Task instructions: How many lines of the data include the string "chart"? State the number and nothing else.

[Code that draws figures]
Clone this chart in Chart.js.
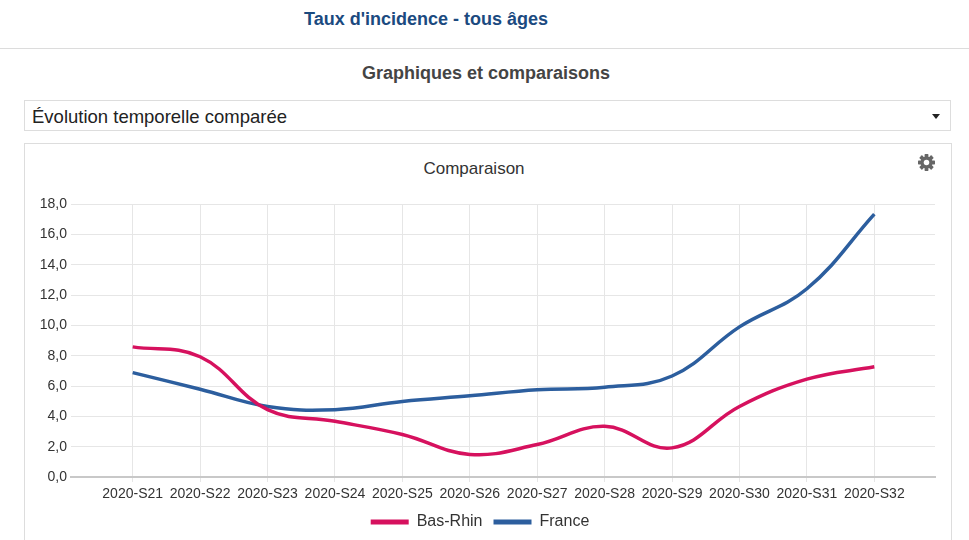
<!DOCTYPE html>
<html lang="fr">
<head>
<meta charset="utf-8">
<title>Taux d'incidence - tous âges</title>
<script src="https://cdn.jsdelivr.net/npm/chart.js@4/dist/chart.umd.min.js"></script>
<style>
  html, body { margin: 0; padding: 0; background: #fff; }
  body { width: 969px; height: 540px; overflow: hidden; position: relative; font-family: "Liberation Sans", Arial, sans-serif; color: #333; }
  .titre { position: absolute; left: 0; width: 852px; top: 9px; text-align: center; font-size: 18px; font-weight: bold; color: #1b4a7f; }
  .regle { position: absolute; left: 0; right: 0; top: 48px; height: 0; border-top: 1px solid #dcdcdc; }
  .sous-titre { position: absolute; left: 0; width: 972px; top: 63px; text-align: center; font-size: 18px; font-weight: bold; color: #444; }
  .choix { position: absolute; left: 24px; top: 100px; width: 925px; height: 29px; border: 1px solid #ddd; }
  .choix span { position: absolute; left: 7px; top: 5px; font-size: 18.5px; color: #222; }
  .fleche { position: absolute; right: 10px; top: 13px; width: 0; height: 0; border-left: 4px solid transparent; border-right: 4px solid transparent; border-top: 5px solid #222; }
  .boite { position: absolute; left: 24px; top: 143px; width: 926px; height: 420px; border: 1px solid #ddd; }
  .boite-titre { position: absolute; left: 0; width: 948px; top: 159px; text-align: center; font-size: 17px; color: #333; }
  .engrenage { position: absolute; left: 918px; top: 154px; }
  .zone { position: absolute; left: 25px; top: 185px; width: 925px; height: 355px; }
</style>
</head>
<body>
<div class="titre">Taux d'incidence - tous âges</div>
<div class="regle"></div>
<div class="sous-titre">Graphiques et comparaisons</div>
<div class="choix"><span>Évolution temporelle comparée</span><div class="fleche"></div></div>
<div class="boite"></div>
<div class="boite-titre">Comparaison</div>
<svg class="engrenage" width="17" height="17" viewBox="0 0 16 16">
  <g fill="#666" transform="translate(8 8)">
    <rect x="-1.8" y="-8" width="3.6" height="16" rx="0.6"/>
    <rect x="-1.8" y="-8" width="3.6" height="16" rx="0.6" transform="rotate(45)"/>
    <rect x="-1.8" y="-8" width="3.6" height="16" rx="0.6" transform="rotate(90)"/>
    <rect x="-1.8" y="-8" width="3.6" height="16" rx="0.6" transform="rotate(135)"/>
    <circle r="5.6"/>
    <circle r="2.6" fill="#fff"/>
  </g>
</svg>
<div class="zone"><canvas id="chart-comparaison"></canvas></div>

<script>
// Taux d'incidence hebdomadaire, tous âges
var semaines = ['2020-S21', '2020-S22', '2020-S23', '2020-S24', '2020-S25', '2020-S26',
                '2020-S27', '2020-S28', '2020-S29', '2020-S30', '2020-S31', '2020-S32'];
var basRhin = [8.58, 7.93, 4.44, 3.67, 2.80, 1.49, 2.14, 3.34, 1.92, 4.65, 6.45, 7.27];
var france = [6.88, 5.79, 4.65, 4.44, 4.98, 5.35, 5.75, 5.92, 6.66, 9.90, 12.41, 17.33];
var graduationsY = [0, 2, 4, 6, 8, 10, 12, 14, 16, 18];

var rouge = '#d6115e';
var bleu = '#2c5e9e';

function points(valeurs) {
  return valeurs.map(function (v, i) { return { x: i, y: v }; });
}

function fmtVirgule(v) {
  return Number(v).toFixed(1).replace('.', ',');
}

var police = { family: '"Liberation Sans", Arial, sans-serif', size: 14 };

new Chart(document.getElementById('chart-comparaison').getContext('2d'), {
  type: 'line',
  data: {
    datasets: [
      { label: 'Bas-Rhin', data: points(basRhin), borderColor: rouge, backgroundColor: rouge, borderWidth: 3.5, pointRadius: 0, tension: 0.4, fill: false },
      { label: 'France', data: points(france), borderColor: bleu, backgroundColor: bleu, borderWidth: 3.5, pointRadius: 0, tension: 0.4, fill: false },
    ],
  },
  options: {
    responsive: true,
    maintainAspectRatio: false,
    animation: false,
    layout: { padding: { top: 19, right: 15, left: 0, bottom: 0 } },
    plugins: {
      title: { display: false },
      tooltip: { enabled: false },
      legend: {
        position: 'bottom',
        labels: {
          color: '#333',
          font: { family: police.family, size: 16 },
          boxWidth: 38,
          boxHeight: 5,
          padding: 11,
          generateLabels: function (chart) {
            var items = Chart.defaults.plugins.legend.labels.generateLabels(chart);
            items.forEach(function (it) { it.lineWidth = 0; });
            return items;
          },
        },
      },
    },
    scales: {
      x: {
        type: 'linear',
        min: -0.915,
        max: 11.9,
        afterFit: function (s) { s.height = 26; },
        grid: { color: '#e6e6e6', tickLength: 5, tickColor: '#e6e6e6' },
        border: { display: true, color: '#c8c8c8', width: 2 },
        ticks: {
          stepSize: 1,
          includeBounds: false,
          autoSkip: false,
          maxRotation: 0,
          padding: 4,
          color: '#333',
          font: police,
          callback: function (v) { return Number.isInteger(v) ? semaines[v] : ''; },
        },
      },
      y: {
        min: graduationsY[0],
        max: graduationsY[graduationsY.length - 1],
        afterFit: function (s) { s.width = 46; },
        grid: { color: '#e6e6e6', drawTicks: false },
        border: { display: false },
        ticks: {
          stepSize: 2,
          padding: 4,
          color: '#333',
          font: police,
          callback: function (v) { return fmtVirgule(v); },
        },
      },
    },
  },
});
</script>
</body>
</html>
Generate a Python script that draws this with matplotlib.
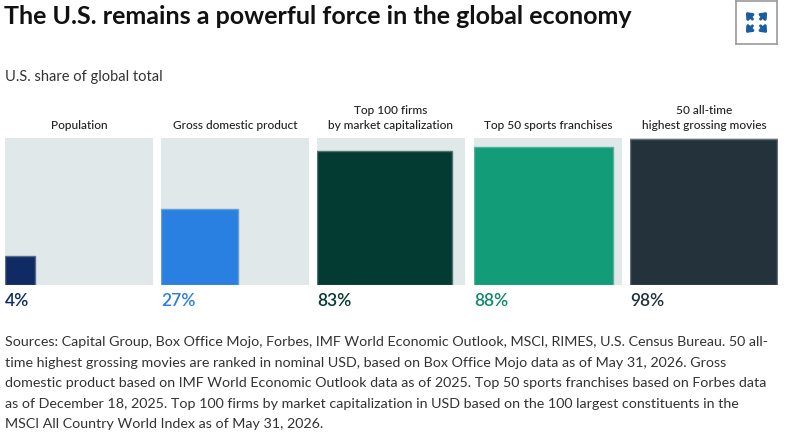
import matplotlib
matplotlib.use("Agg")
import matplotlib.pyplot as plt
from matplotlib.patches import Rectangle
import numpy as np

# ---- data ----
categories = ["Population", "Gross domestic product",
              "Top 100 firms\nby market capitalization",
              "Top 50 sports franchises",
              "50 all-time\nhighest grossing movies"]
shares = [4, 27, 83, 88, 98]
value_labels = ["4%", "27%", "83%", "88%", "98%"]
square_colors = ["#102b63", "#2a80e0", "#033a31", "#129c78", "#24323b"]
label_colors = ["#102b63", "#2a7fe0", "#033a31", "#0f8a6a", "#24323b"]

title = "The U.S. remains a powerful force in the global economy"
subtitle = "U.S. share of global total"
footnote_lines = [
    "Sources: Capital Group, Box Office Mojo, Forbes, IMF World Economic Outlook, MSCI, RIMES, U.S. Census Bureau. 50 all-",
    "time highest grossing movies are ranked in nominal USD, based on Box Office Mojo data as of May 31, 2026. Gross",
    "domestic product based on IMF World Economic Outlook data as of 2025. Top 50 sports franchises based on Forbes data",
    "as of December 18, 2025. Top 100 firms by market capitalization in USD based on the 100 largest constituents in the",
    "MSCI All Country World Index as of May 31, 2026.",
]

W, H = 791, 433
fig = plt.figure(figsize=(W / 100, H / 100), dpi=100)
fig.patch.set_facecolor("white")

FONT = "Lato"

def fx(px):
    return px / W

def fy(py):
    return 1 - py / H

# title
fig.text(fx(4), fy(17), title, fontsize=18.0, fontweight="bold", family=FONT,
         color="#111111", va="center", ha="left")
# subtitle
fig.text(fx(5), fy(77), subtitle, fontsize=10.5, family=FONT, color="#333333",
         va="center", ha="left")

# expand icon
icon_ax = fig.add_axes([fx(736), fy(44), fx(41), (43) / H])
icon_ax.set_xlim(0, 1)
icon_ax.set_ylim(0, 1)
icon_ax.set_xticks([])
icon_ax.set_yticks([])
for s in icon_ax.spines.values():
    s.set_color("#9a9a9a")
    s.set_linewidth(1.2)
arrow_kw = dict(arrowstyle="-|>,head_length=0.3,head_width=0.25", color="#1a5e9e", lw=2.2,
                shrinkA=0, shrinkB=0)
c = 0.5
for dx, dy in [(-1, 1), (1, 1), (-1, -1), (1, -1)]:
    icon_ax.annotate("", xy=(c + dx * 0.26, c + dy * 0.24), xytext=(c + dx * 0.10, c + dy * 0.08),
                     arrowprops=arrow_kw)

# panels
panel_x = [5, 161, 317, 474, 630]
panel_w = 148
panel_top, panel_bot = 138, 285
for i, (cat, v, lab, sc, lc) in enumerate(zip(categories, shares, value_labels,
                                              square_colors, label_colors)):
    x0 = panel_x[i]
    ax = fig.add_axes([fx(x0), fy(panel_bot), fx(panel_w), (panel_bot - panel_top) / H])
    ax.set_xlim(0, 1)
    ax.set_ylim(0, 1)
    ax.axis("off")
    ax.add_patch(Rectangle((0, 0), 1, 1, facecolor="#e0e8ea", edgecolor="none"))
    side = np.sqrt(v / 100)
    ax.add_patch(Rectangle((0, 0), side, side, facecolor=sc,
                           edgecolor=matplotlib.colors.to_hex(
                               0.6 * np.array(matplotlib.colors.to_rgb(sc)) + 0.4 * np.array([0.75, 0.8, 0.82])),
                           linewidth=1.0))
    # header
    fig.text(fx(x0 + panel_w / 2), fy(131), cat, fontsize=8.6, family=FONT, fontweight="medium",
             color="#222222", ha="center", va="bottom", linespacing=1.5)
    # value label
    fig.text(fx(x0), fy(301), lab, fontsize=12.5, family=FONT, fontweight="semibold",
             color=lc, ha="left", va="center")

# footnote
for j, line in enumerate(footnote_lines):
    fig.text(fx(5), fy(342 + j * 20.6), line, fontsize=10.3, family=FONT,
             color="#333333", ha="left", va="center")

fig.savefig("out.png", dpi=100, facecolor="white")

Solved exercise: 6